--- START Stored records ---

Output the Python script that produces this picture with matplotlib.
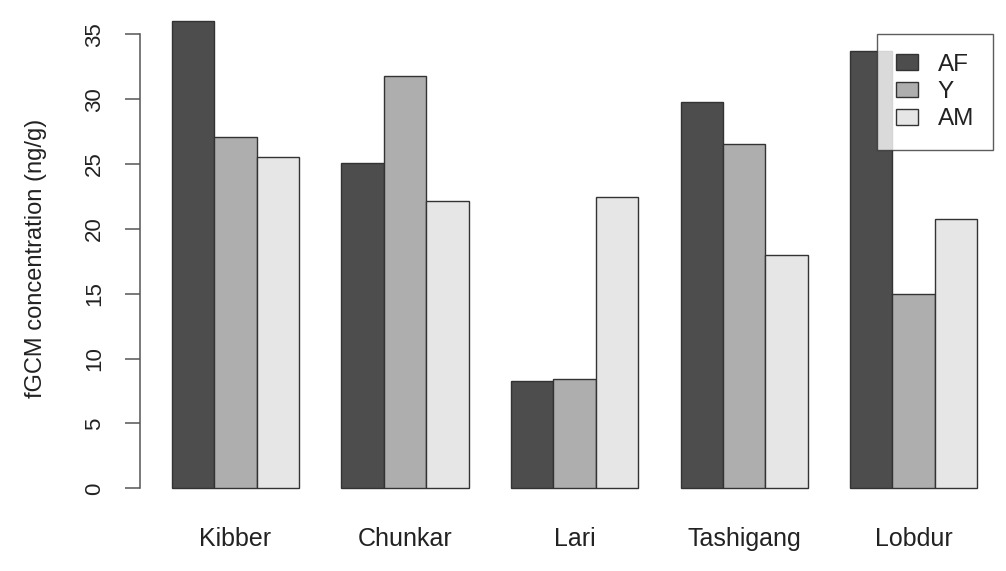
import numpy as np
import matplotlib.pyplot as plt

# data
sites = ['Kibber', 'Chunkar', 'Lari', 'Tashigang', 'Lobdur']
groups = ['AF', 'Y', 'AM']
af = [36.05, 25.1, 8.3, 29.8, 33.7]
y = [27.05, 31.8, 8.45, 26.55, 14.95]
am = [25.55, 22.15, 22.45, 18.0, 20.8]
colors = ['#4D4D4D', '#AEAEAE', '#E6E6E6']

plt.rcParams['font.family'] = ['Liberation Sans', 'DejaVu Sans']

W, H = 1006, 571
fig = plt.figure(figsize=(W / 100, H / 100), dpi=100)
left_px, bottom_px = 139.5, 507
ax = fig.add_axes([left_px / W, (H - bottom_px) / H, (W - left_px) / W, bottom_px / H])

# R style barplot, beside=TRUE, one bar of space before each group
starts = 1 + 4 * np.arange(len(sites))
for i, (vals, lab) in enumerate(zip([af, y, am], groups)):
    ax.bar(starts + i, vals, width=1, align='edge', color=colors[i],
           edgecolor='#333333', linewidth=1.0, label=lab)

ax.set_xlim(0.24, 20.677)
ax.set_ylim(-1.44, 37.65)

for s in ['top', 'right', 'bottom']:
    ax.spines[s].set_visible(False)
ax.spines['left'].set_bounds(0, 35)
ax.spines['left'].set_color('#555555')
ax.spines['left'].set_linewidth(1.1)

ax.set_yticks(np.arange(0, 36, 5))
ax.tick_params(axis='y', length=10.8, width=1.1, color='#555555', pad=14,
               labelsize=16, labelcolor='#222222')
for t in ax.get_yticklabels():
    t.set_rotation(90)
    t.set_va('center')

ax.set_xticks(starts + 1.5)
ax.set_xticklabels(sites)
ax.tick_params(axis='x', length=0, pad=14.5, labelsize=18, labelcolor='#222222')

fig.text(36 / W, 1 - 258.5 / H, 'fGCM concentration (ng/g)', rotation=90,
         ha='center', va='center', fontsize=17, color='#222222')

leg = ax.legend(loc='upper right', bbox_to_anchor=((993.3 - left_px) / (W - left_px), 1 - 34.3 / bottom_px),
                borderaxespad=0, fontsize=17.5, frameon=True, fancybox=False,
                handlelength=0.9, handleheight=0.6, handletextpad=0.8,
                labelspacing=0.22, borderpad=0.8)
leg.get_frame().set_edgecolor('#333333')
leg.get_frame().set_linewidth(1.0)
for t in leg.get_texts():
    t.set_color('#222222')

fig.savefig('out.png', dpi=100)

--- END Stored records ---
--- START Stored records ---

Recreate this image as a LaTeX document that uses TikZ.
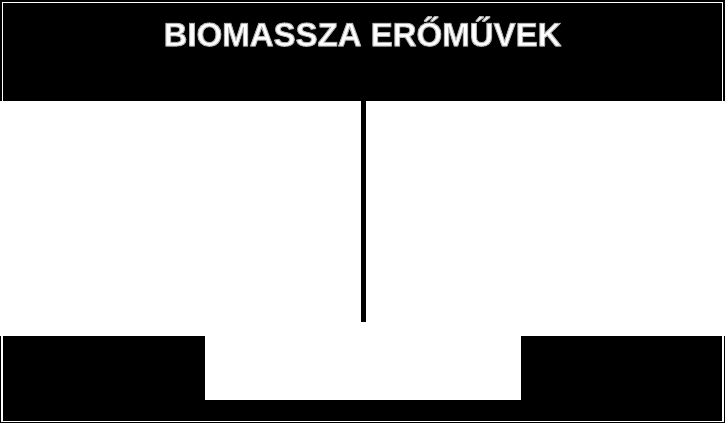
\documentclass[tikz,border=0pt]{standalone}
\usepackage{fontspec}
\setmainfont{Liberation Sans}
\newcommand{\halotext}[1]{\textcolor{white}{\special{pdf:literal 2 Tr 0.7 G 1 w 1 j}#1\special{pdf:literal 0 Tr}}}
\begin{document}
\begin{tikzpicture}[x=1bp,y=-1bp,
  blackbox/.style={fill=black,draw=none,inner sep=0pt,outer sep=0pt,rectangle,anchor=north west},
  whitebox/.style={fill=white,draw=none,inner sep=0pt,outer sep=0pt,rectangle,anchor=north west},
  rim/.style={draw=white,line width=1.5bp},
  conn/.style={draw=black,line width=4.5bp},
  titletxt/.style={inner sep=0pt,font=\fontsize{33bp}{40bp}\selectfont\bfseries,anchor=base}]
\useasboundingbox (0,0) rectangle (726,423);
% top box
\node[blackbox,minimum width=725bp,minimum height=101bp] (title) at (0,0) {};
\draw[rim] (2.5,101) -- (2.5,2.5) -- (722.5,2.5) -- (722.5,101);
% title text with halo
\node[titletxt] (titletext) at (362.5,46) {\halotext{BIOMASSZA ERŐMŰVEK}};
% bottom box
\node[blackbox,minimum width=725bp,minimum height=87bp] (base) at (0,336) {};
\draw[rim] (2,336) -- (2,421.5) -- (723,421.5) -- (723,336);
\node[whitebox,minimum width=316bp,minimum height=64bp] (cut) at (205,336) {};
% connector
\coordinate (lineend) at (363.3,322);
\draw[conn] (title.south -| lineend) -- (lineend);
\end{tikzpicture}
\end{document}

--- END Stored records ---
--- START Stored records ---

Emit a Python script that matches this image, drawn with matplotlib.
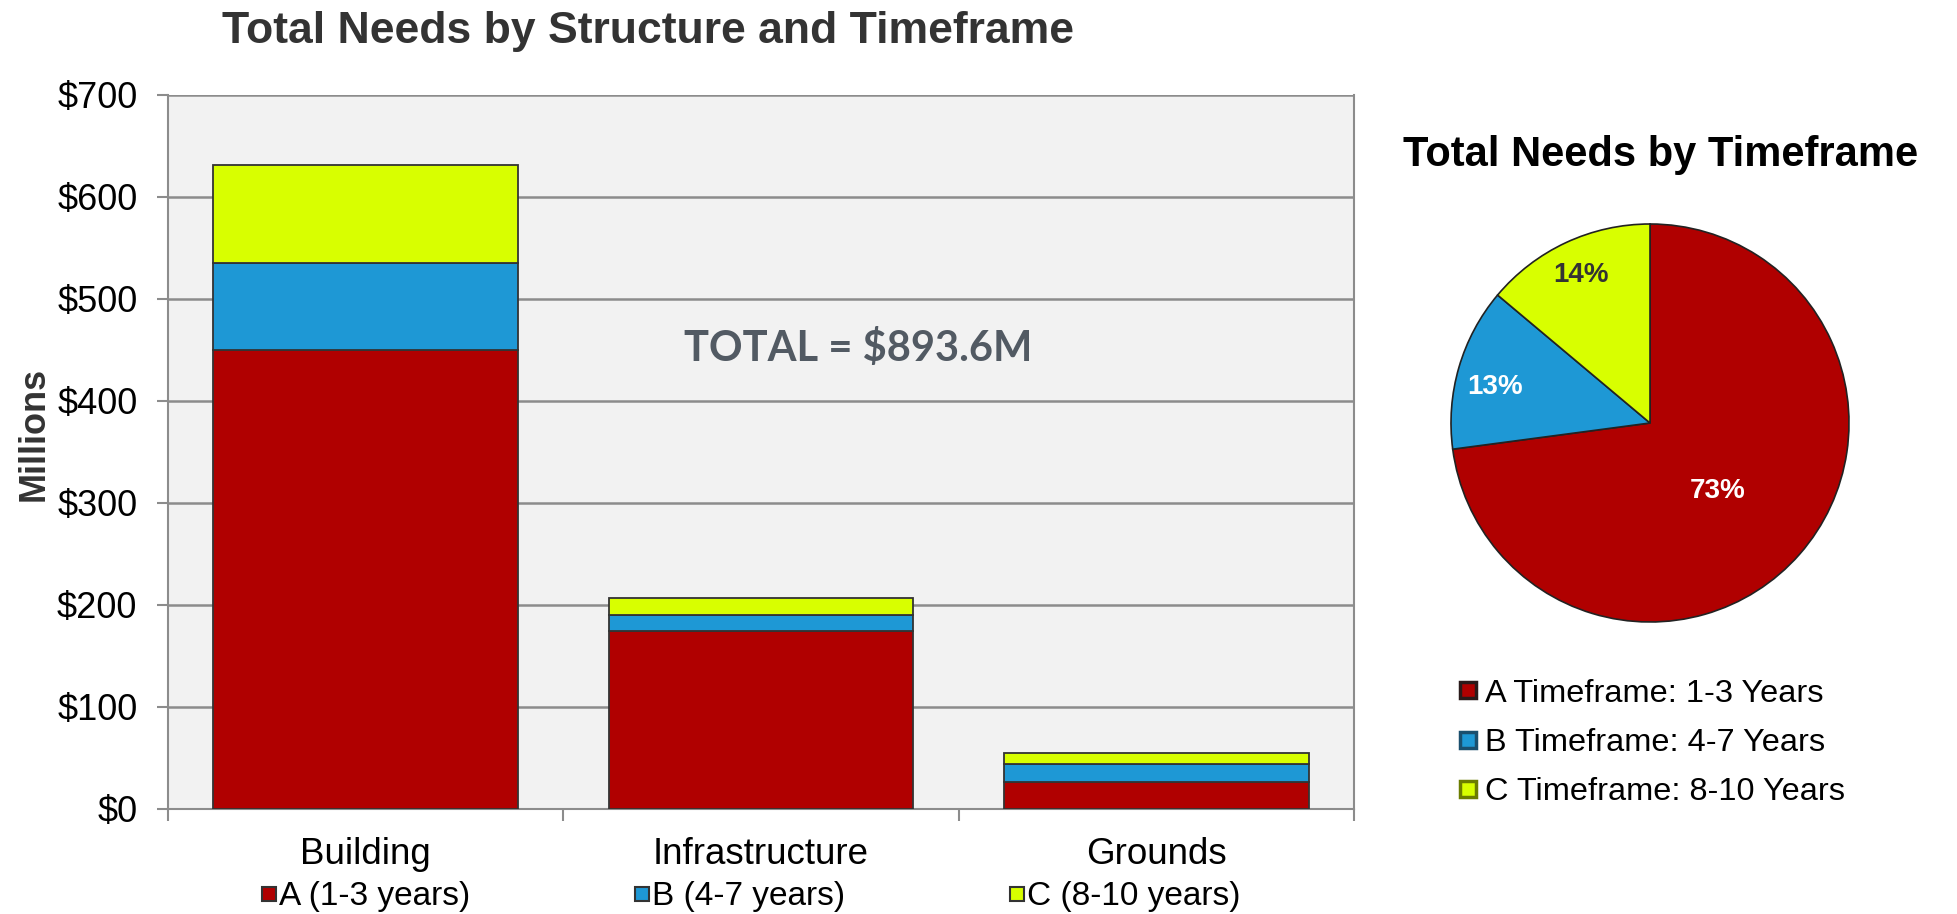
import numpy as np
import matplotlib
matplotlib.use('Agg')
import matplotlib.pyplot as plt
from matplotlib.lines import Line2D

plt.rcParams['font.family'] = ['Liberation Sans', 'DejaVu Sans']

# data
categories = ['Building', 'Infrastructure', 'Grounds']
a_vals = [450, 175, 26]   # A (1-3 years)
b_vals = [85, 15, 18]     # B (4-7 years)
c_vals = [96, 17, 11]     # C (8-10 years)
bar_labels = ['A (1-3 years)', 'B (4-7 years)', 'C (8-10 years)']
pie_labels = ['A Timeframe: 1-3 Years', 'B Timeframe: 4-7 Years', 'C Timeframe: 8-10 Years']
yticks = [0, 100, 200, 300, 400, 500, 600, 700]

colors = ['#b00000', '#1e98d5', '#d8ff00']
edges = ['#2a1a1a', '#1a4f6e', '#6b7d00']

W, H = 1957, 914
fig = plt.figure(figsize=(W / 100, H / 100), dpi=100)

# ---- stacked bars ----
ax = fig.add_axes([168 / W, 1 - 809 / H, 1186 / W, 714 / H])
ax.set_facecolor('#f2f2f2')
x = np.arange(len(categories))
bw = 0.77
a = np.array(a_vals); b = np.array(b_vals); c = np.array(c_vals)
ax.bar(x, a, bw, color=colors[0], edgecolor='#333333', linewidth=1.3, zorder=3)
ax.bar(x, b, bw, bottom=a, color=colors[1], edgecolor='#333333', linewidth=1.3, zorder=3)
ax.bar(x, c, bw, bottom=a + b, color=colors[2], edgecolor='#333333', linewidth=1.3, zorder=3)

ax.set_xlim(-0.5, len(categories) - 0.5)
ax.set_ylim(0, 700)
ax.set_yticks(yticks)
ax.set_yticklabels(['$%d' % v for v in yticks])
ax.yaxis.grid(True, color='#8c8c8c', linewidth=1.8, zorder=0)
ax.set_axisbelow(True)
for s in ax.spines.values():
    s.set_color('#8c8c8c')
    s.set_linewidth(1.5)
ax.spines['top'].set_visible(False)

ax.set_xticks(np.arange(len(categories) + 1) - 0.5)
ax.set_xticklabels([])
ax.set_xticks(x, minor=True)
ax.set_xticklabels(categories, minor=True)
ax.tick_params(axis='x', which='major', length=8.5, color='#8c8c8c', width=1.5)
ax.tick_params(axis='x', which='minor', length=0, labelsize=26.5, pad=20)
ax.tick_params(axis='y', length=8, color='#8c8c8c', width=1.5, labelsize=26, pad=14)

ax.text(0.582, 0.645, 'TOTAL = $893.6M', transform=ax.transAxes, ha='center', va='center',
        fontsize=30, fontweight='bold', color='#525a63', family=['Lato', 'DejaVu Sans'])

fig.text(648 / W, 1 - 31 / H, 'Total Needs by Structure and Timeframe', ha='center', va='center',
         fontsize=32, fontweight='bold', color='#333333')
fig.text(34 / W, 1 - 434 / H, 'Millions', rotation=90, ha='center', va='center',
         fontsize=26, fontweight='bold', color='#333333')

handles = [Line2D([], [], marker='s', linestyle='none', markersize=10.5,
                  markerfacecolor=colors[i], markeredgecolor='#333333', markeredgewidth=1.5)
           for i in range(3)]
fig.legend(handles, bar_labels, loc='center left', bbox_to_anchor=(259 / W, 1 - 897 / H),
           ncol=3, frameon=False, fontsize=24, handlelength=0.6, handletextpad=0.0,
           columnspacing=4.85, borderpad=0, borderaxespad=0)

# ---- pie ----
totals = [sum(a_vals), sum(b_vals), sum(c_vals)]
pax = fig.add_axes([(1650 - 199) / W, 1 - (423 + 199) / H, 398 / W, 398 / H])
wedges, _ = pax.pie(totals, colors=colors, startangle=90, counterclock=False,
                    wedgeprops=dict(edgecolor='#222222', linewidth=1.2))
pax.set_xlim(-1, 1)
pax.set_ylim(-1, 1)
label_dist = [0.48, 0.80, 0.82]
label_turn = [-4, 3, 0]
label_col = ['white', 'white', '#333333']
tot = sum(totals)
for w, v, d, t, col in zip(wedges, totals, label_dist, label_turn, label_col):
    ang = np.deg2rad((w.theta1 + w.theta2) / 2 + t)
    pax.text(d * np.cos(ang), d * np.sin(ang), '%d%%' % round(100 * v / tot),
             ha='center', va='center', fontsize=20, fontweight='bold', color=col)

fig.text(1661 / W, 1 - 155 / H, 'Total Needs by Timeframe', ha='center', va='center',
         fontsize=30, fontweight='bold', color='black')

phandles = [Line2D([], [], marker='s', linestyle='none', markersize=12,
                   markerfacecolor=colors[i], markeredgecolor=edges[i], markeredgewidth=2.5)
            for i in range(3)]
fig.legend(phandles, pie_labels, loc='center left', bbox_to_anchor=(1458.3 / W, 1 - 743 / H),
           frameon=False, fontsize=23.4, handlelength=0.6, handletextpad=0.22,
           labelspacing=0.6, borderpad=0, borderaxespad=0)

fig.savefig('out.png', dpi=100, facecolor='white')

--- END Stored records ---

> Exercise task: Above this task is a listing with pictures in it. Retype only the lines from the one containing "Output the Python" through the one containing "fig.savefig('out.png', dpi=100)", both included, and not the pictures.

> Exercise response:
Output the Python script that produces this picture with matplotlib.
import numpy as np
import matplotlib.pyplot as plt

# data
sites = ['Kibber', 'Chunkar', 'Lari', 'Tashigang', 'Lobdur']
groups = ['AF', 'Y', 'AM']
af = [36.05, 25.1, 8.3, 29.8, 33.7]
y = [27.05, 31.8, 8.45, 26.55, 14.95]
am = [25.55, 22.15, 22.45, 18.0, 20.8]
colors = ['#4D4D4D', '#AEAEAE', '#E6E6E6']

plt.rcParams['font.family'] = ['Liberation Sans', 'DejaVu Sans']

W, H = 1006, 571
fig = plt.figure(figsize=(W / 100, H / 100), dpi=100)
left_px, bottom_px = 139.5, 507
ax = fig.add_axes([left_px / W, (H - bottom_px) / H, (W - left_px) / W, bottom_px / H])

# R style barplot, beside=TRUE, one bar of space before each group
starts = 1 + 4 * np.arange(len(sites))
for i, (vals, lab) in enumerate(zip([af, y, am], groups)):
    ax.bar(starts + i, vals, width=1, align='edge', color=colors[i],
           edgecolor='#333333', linewidth=1.0, label=lab)

ax.set_xlim(0.24, 20.677)
ax.set_ylim(-1.44, 37.65)

for s in ['top', 'right', 'bottom']:
    ax.spines[s].set_visible(False)
ax.spines['left'].set_bounds(0, 35)
ax.spines['left'].set_color('#555555')
ax.spines['left'].set_linewidth(1.1)

ax.set_yticks(np.arange(0, 36, 5))
ax.tick_params(axis='y', length=10.8, width=1.1, color='#555555', pad=14,
               labelsize=16, labelcolor='#222222')
for t in ax.get_yticklabels():
    t.set_rotation(90)
    t.set_va('center')

ax.set_xticks(starts + 1.5)
ax.set_xticklabels(sites)
ax.tick_params(axis='x', length=0, pad=14.5, labelsize=18, labelcolor='#222222')

fig.text(36 / W, 1 - 258.5 / H, 'fGCM concentration (ng/g)', rotation=90,
         ha='center', va='center', fontsize=17, color='#222222')

leg = ax.legend(loc='upper right', bbox_to_anchor=((993.3 - left_px) / (W - left_px), 1 - 34.3 / bottom_px),
                borderaxespad=0, fontsize=17.5, frameon=True, fancybox=False,
                handlelength=0.9, handleheight=0.6, handletextpad=0.8,
                labelspacing=0.22, borderpad=0.8)
leg.get_frame().set_edgecolor('#333333')
leg.get_frame().set_linewidth(1.0)
for t in leg.get_texts():
    t.set_color('#222222')

fig.savefig('out.png', dpi=100)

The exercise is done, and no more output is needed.